In an interview with Bloomberg, Bangladesh’s new central bank Governor Ahsan H Mansur said the loan is needed to recover from the recent political turmoil that the country went through. The bank is also buying dollars from local banks to meet unpaid debt.
Bangladesh secured $4.7 billion in funding from the IMF last year. Mansur said he was in a conversation with the Washington-based financial body to “augment” and “front load” this amount by an additional $3b, reports BBC.
He said Bangladesh was also seeking an additional $1.5b from the World Bank and $1b each from the Asian Development Bank and the Japan International Cooperation Agency.
The country is only just emerging from weeks of upheaval following deadly protests that forced the ouster of prime minister Sheikh Hasina earlier this month.
The violence that accompanied the anti-government protest has disrupted the garment exports, the country’s main foreign exchange earner.
Reserves were already under pressure before the current crisis, and stood at $20.5 billion as of July 31, just enough to cover about three months of imports, reports Bloomberg.
Mansur, a veteran economist who spent three decades at the IMF, was named governor of Bangladesh Bank last week by the interim government headed by Nobel laureate Professor Muhammad Yunus.
The former Governor Abdur Rouf Talukder and two other deputy governors resigned as part of a string of bureaucratic departures following the fall of the previous government.
The central bank bought more than $200 million in three days from the interbank market since Mansur was appointed governor at Bangladesh Bank on Aug 13, reports Bloomberg.
Dr Mansur said the central bank aims to buy as much as $1 billion every month from local banks.

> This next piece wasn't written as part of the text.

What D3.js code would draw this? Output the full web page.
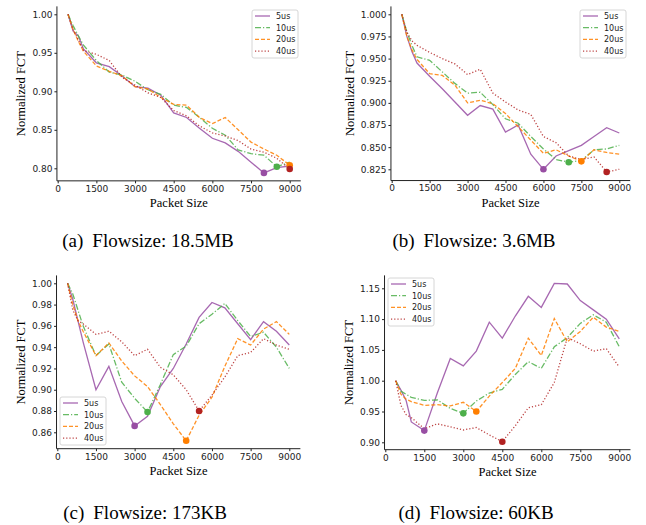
<!DOCTYPE html>
<html>
<head>
<meta charset="utf-8">
<script src="https://cdn.jsdelivr.net/npm/d3@7"></script>
<style>
  body { margin: 0; background: #fff; }
  svg { display: block; }
</style>
</head>
<body>
<svg id="fig" width="646" height="525"></svg>
<script>
// packet sizes on the x axis
var packetSizes = [400, 600, 800, 1000, 1500, 2000, 2500, 3000, 3500, 4000,
  4500, 5000, 5500, 6000, 6500, 7000, 7500, 8000, 8500, 9000];
var seriesNames = ["5us", "10us", "20us", "40us"];
var xTicks = [0, 1500, 3000, 4500, 6000, 7500, 9000];

// (a) Flowsize 18.5MB
var a5us  = [1.0, 0.978, 0.972, 0.955, 0.937, 0.932, 0.920, 0.906, 0.904, 0.895, 0.872, 0.866, 0.852, 0.839, 0.833, 0.822, 0.808, 0.794, 0.801, 0.803];
var a10us = [1.0, 0.985, 0.972, 0.960, 0.940, 0.925, 0.921, 0.913, 0.902, 0.896, 0.882, 0.879, 0.866, 0.852, 0.843, 0.824, 0.819, 0.817, 0.802, 0.808];
var a20us = [1.0, 0.980, 0.965, 0.952, 0.933, 0.926, 0.920, 0.906, 0.903, 0.892, 0.883, 0.882, 0.866, 0.858, 0.866, 0.850, 0.834, 0.825, 0.817, 0.804];
var a40us = [1.0, 0.980, 0.967, 0.953, 0.948, 0.940, 0.918, 0.908, 0.898, 0.892, 0.875, 0.868, 0.855, 0.846, 0.842, 0.836, 0.825, 0.821, 0.813, 0.799];

// (b) Flowsize 3.6MB
var b5us  = [1.0, 0.975, 0.958, 0.945, 0.930, 0.916, 0.901, 0.886, 0.897, 0.893, 0.867, 0.875, 0.842, 0.825, 0.840, 0.846, 0.852, 0.862, 0.872, 0.866];
var b10us = [1.0, 0.980, 0.965, 0.952, 0.948, 0.935, 0.922, 0.911, 0.912, 0.898, 0.882, 0.877, 0.862, 0.848, 0.836, 0.833, 0.835, 0.847, 0.848, 0.852];
var b20us = [1.0, 0.975, 0.960, 0.949, 0.933, 0.931, 0.920, 0.900, 0.903, 0.899, 0.888, 0.873, 0.858, 0.843, 0.847, 0.840, 0.834, 0.847, 0.844, 0.842];
var b40us = [1.0, 0.980, 0.970, 0.965, 0.957, 0.950, 0.944, 0.932, 0.938, 0.911, 0.901, 0.892, 0.887, 0.862, 0.855, 0.840, 0.836, 0.839, 0.822, 0.825];

// (c) Flowsize 173KB
var c5us  = [1.0, 0.985, 0.965, 0.945, 0.900, 0.922, 0.889, 0.866, 0.875, 0.903, 0.920, 0.943, 0.968, 0.982, 0.977, 0.962, 0.947, 0.964, 0.955, 0.942];
var c10us = [1.0, 0.990, 0.975, 0.960, 0.932, 0.943, 0.907, 0.892, 0.879, 0.905, 0.933, 0.941, 0.962, 0.971, 0.981, 0.965, 0.950, 0.954, 0.940, 0.920];
var c20us = [1.0, 0.980, 0.965, 0.955, 0.932, 0.944, 0.927, 0.913, 0.903, 0.886, 0.868, 0.852, 0.876, 0.893, 0.922, 0.948, 0.942, 0.957, 0.964, 0.952];
var c40us = [1.0, 0.975, 0.965, 0.962, 0.952, 0.955, 0.945, 0.932, 0.938, 0.921, 0.914, 0.900, 0.880, 0.895, 0.912, 0.932, 0.935, 0.948, 0.942, 0.938];

// (d) Flowsize 60KB
var d5us  = [1.0, 0.985, 0.968, 0.933, 0.919, 0.980, 1.036, 1.024, 1.048, 1.095, 1.069, 1.105, 1.137, 1.119, 1.158, 1.157, 1.130, 1.115, 1.100, 1.068];
var d10us = [1.0, 0.983, 0.978, 0.973, 0.968, 0.969, 0.955, 0.947, 0.967, 0.980, 0.986, 1.010, 1.031, 1.020, 1.055, 1.070, 1.093, 1.107, 1.095, 1.055];
var d20us = [1.0, 0.978, 0.970, 0.966, 0.960, 0.961, 0.959, 0.965, 0.950, 0.975, 0.997, 1.020, 1.069, 1.041, 1.101, 1.063, 1.080, 1.103, 1.087, 1.080];
var d40us = [1.0, 0.960, 0.945, 0.940, 0.922, 0.930, 0.925, 0.920, 0.924, 0.912, 0.901, 0.927, 0.956, 0.961, 0.997, 1.070, 1.060, 1.048, 1.052, 1.022];

var yTicksA = [0.80, 0.85, 0.90, 0.95, 1.00];
var yTicksB = [0.825, 0.850, 0.875, 0.900, 0.925, 0.950, 0.975, 1.000];
var yTicksC = [0.86, 0.88, 0.90, 0.92, 0.94, 0.96, 0.98, 1.00];
var yTicksD = [0.90, 0.95, 1.00, 1.05, 1.10, 1.15];

var colors = { "5us": "#984ea3", "10us": "#4daf4a", "20us": "#ff7f00", "40us": "#b22222" };
var dashes = { "5us": null, "10us": "6,2,1.2,2", "20us": "4,2", "40us": "1.2,2" };
var serif = "'Liberation Serif', 'Times New Roman', 'DejaVu Serif', serif";

// layout of each subplot: x scale from tick 0 / 9000, y scale from two ticks
var panels = [
  { series: [a5us, a10us, a20us, a40us], yTicks: yTicksA, fmt: ".2f",
    x0: 57.7, x1: 289.7, yv: [0.80, 1.00], yp: [168.3, 14.3], yLim: [0.7837, 1.0103],
    legend: [252, 10], caption: "Flowsize: 18.5MB", tag: "(a)", capX: 148, capY: 247, ylabX: 21 },
  { series: [b5us, b10us, b20us, b40us], yTicks: yTicksB, fmt: ".3f",
    x0: 391.7, x1: 619.3, yv: [0.825, 1.000], yp: [169.3, 14.3], yLim: [0.8123, 1.0089],
    legend: [580, 10], caption: "Flowsize: 3.6MB", tag: "(b)", capX: 474, capY: 247, ylabX: 350 },
  { series: [c5us, c10us, c20us, c40us], yTicks: yTicksC, fmt: ".2f",
    x0: 57.3, x1: 289.3, yv: [0.86, 1.00], yp: [432.3, 283.3], yLim: [0.8446, 1.0074],
    legend: [60, 397], caption: "Flowsize: 173KB", tag: "(c)", capX: 145, capY: 519, ylabX: 21 },
  { series: [d5us, d10us, d20us, d40us], yTicks: yTicksD, fmt: ".2f",
    x0: 385.3, x1: 619.3, yv: [0.90, 1.15], yp: [442.3, 288.3], yLim: [0.888, 1.171],
    legend: [388, 278], caption: "Flowsize: 60KB", tag: "(d)", capX: 476, capY: 519, ylabX: 349 }
];

var svg = d3.select("#fig");

panels.forEach(function (p) {
  var x = d3.scaleLinear().domain([0, 9000]).range([p.x0, p.x1]);
  var y = d3.scaleLinear().domain(p.yv).range(p.yp);
  var xl = x(-30), xr = x(9430);
  var yb = y(p.yLim[0]), yt = y(p.yLim[1]);
  var g = svg.append("g");

  // axes
  var xAxis = g.append("g")
    .attr("transform", "translate(0," + yb + ")")
    .call(d3.axisBottom(x).tickValues(xTicks).tickSize(2.5).tickPadding(2).tickFormat(d3.format("d")));
  xAxis.select(".domain").remove();
  g.append("line").attr("x1", xl).attr("x2", xr).attr("y1", yb).attr("y2", yb)
    .attr("stroke", "#222").attr("stroke-width", 1);

  var yAxis = g.append("g")
    .attr("transform", "translate(" + xl + ",0)")
    .call(d3.axisLeft(y).tickValues(p.yTicks).tickSize(2.5).tickPadding(2).tickFormat(d3.format(p.fmt)));
  yAxis.select(".domain").remove();
  g.append("line").attr("x1", xl).attr("x2", xl).attr("y1", yt).attr("y2", yb)
    .attr("stroke", "#222").attr("stroke-width", 1);

  g.selectAll(".tick text").attr("font-family", "DejaVu Sans").attr("font-size", 9).attr("fill", "#222");
  g.selectAll(".tick line").attr("stroke", "#222");

  // lines
  var line = d3.line().x(function (d, i) { return x(packetSizes[i]); }).y(function (d) { return y(d); });
  p.series.forEach(function (vals, k) {
    var name = seriesNames[k];
    g.append("path").attr("d", line(vals))
      .attr("fill", "none").attr("stroke", colors[name]).attr("stroke-width", 1.3)
      .attr("stroke-opacity", 0.85)
      .attr("stroke-dasharray", dashes[name]);
  });
  // marker at the minimum of each series
  p.series.forEach(function (vals, k) {
    var name = seriesNames[k];
    var i = d3.minIndex(vals);
    g.append("circle").attr("cx", x(packetSizes[i])).attr("cy", y(vals[i])).attr("r", 3.3)
      .attr("fill", colors[name]);
  });

  // legend
  var lg = g.append("g").attr("transform", "translate(" + p.legend[0] + "," + p.legend[1] + ")");
  lg.append("rect").attr("width", 46).attr("height", 48).attr("rx", 2)
    .attr("fill", "#fff").attr("fill-opacity", 0.8).attr("stroke", "#ccc").attr("stroke-width", 0.8);
  seriesNames.forEach(function (name, k) {
    var ry = 6 + k * 11.7;
    lg.append("line").attr("x1", 3).attr("x2", 18).attr("y1", ry).attr("y2", ry)
      .attr("stroke", colors[name]).attr("stroke-width", 1.3).attr("stroke-opacity", 0.85)
      .attr("stroke-dasharray", dashes[name]);
    lg.append("text").attr("x", 24).attr("y", ry).attr("dy", "0.35em")
      .attr("font-family", "DejaVu Sans").attr("font-size", 8).attr("fill", "#222").text(name);
  });

  // axis labels
  g.append("text").attr("x", (xl + xr) / 2).attr("y", yb + 26)
    .attr("text-anchor", "middle").attr("font-family", serif).attr("font-size", 12.5)
    .text("Packet Size");
  g.append("text").attr("transform", "translate(" + p.ylabX + "," + ((yt + yb) / 2) + ") rotate(-90)")
    .attr("text-anchor", "middle").attr("dy", "0.35em")
    .attr("font-family", serif).attr("font-size", 12.5)
    .text("Normalized FCT");

  // caption
  var cap = g.append("text").attr("x", p.capX).attr("y", p.capY)
    .attr("text-anchor", "middle").attr("font-family", serif).attr("font-size", 19);
  cap.append("tspan").text(p.tag);
  cap.append("tspan").attr("dx", 9).text(p.caption);
});
</script>
</body>
</html>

In the BBC interview, he emphasised that cleaning up the country’s banking sector was his top priority when speaking to the BBC at the central bank’s headquarters in the commercial heart of Dhaka.

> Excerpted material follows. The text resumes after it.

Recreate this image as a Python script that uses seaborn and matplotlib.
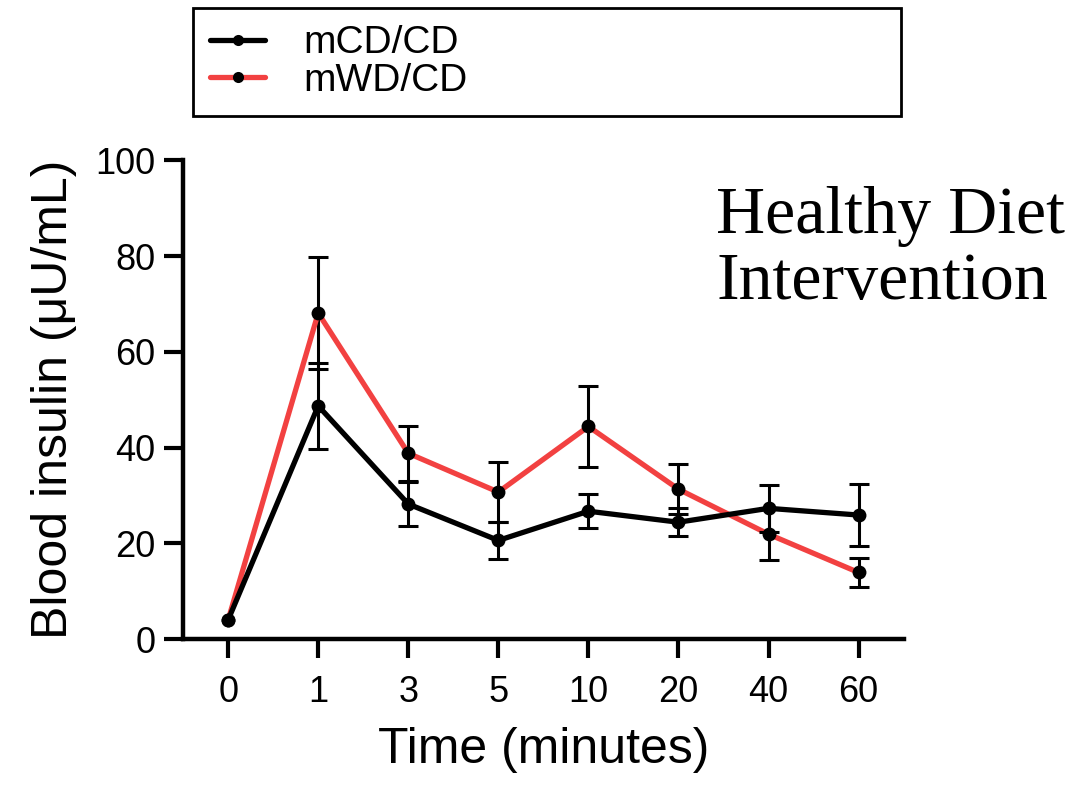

There has been a “designed robbery of the financial system” which has caused significant damage to banks and has serious implications for the stock market and the broader economy, he suggested.

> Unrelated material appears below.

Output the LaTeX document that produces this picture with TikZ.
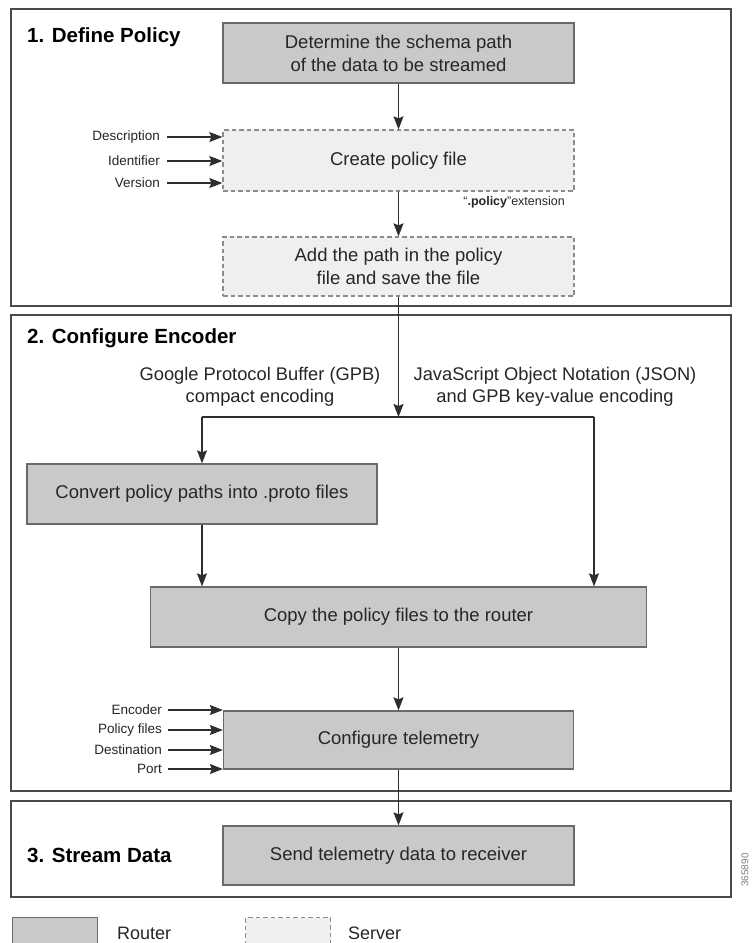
\documentclass[tikz,border=0pt]{standalone}
\usepackage{fontspec}
\setmainfont{Liberation Sans}
\usetikzlibrary{arrows.meta,calc}
\definecolor{routerfill}{HTML}{C9C9C9}
\definecolor{routerdraw}{HTML}{6A6A6A}
\definecolor{serverfill}{HTML}{EFEFEF}
\definecolor{serverdraw}{HTML}{8C8C8C}
\definecolor{framecol}{HTML}{4A4A4A}
\definecolor{txt}{HTML}{262626}
\definecolor{arrcol}{HTML}{2E2E2E}
\tikzset{
  routerbox/.style={draw=routerdraw, fill=routerfill, line width=1.3pt, inner sep=0pt,
    align=center, text=txt, font=\fontsize{18.5}{23}\selectfont},
  serverbox/.style={draw=serverdraw, fill=serverfill, line width=1.3pt, inner sep=0pt,
    dash pattern=on 4.5pt off 3pt, align=center, text=txt, font=\fontsize{18.5}{23}\selectfont},
  secframe/.style={draw=framecol, line width=1.5pt},
  heading/.style={anchor=west, inner sep=0pt, text=black, font=\bfseries\fontsize{20.5}{24}\selectfont},
  smalllabel/.style={anchor=east, inner sep=0pt, text=txt, font=\fontsize{13.5}{16}\selectfont},
  enclabel/.style={align=center, inner sep=0pt, text=txt, font=\fontsize{18.3}{22.5}\selectfont},
  legendtext/.style={anchor=west, inner sep=0pt, text=txt, font=\fontsize{18}{22}\selectfont},
  arr/.style={draw=arrcol, line width=1.3pt, -{Stealth[length=13pt,width=10pt,inset=2pt]}},
  plain/.style={draw=arrcol, line width=1.3pt},
}
\begin{document}
\begin{tikzpicture}[x=1pt,y=-1pt]
\useasboundingbox (0,0) rectangle (752,943);
\clip (0,0) rectangle (752,943);
\fill[white] (0,0) rectangle (752,943);

% section frames
\draw[secframe] (11,9) rectangle (731,306);
\draw[secframe] (11,315) rectangle (731,791);
\draw[secframe] (11,801) rectangle (731,897);

% headings
\node[heading] (h1) at (27,37) {1. Define Policy};
\node[heading] (h2) at (27,338) {2. Configure Encoder};
\node[heading] (h3) at (27,855) {3. Stream Data};

% section 1
\node[routerbox, minimum width=351pt, minimum height=60pt] (det) at (398.5,53)
  {Determine the schema path\\of the data to be streamed};
\node[serverbox, minimum width=351pt, minimum height=61pt] (create) at (398.5,160.5)
  {Create policy file};
\node[serverbox, minimum width=351pt, minimum height=59pt] (add) at (398.5,266.5)
  {Add the path in the policy\\file and save the file};

\node[smalllabel] (ldesc) at (160,137) {Description};
\node[smalllabel] (lid) at (160,161) {Identifier};
\node[smalllabel] (lver) at (160,183) {Version};
\node[anchor=east, inner sep=0pt, text=txt, font=\fontsize{12.5}{15}\selectfont] (ext) at (565,202)
  {“\textbf{.policy}”extension};

\draw[arr] (det) -- (create);
\draw[arr] (create) -- (add);
\draw[arr] ([xshift=7pt]ldesc.east) -- (ldesc.east -| create.west);
\draw[arr] ([xshift=7pt]lid.east) -- (lid.east -| create.west);
\draw[arr] ([xshift=7pt]lver.east) -- (lver.east -| create.west);

% section 2
\node[enclabel] (gpb) at (260,387) {Google Protocol Buffer (GPB)\\compact encoding};
\node[enclabel] (json) at (555,387) {JavaScript Object Notation (JSON)\\and GPB key-value encoding};

\coordinate (split) at (398.5,417);
\coordinate (bl) at (202,417);
\coordinate (br) at (594,417);

\node[routerbox, minimum width=350pt, minimum height=60pt] (convert) at (202,494)
  {Convert policy paths into .proto files};
\node[routerbox, minimum width=496pt, minimum height=60pt] (copy) at (398.5,617)
  {Copy the policy files to the router};
\node[routerbox, minimum width=350pt, minimum height=58pt] (conf) at (398.5,740)
  {Configure telemetry};

\node[smalllabel] (lenc) at (162,710) {Encoder};
\node[smalllabel] (lpol) at (162,730) {Policy files};
\node[smalllabel] (ldest) at (162,750) {Destination};
\node[smalllabel] (lport) at (162,769) {Port};

\draw[arr] (add) -- (split);
\draw[plain] (bl) -- (br);
\draw[arr] (bl) -- (convert);
\draw[arr] (br) -- (br |- copy.north);
\draw[arr] (convert) -- (convert |- copy.north);
\draw[arr] (copy) -- (conf);
\draw[arr] ([xshift=6pt]lenc.east) -- (lenc.east -| conf.west);
\draw[arr] ([xshift=6pt]lpol.east) -- (lpol.east -| conf.west);
\draw[arr] ([xshift=6pt]ldest.east) -- (ldest.east -| conf.west);
\draw[arr] ([xshift=6pt]lport.east) -- (lport.east -| conf.west);

% section 3
\node[routerbox, minimum width=351pt, minimum height=59pt] (send) at (398.5,855.5)
  {Send telemetry data to receiver};
\draw[arr] (conf) -- (send);

% legend
\node[routerbox, minimum width=85pt, minimum height=32pt, anchor=north west] (legr) at (12,917) {};
\node[legendtext] (legrt) at (117,933) {Router};
\node[serverbox, minimum width=85pt, minimum height=32pt, anchor=north west] (legs) at (245,917) {};
\node[legendtext] (legst) at (348,933) {Server};

% figure id
\node[rotate=90, inner sep=0pt, text=gray, font=\fontsize{10}{12}\selectfont] (figid) at (745,870) {365890};
\end{tikzpicture}
\end{document}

Bangladesh’s banks have seen a flight of deposits and an alarming rise in non-performing assets following defaults by groups allegedly linked with the ousted Awami League government.
The non-performing assets were “just robbery of the banks. They took the money and put it in Singapore, Dubai, London and elsewhere. So the first effort would be to try to take people to task and get the money back,” Dr Mansur told the BBC.